Google chief executive Sundar Pichai speaks at Google I/O 2016. Image credit: Google
The US Federal Trade Commission has backed a Justice Department proposal that would see Google share search data with competitors, while Google partner Anthropic criticised another element of the Justice Department’s plan as harmful to AI investment.
A range of organisations, experts and interest groups have been filing briefs for and against the department’s proposals as a Washington, DC court moves toward the conclusion this month of the remedy phase of Google’s antitrust trial.
Last August US federal judge Ahmit Mehta found Google acted as an illegal monopoly in maintaining dominance of its core search business.
The FTC, which acts as the US’ de facto privacy regulator, said the DOJ’s plan includes adequate privacy safeguards and argued increased competition would force Google to improve its privacy practices.

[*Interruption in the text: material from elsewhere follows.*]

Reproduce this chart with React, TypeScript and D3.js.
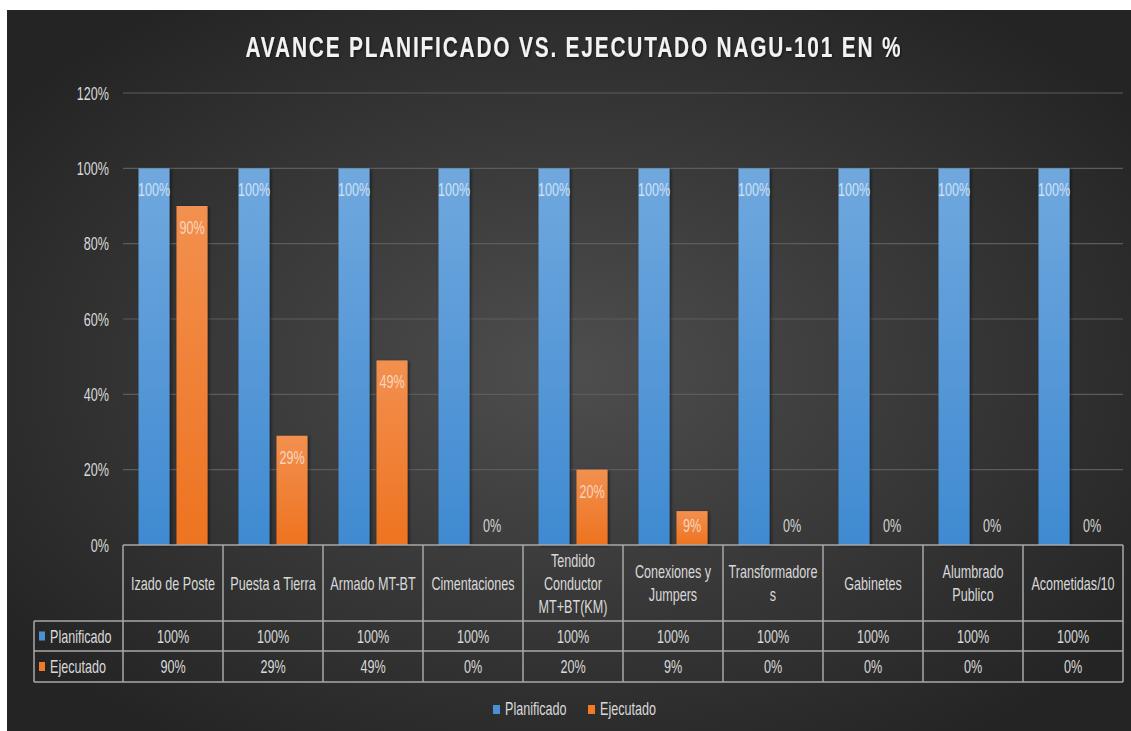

The agency said a proposed committee to oversee compliance would be similar to the FTC’s own privacy-related settlements.
Google chief executive Sundar Pichai has argued the measure would amount to giving away Google’s intellectual property, and the company has said it would harm user privacy.
AI start-up Anthropic, which is a key Google partner, said in a filing on Friday that a proposed requirement to give the DOJ advance notice of AI investments and partnerships would create a “significant disincentive” for Google to invest in smaller AI companies and would likely mean it would refrain from such investments entirely.
The measure “would harm, not benefit, AI competition”, Anthropic said in the filing.
Google holds a minority stake worth billions of dollars in Anthropic.
Other measures proposed by the DOJ include forcing Google to sell off its Chrome browser and cease its multi-billion dollar annual payments to Apple and others to set it as the default search engine.
Google has argued it is enough to make the agreements non-exclusive.
At the beginning of the remedies trial last month, Google said the DOJ proposals would “hamstring” US AI development and hand the initiative to companies from China like DeepSeek.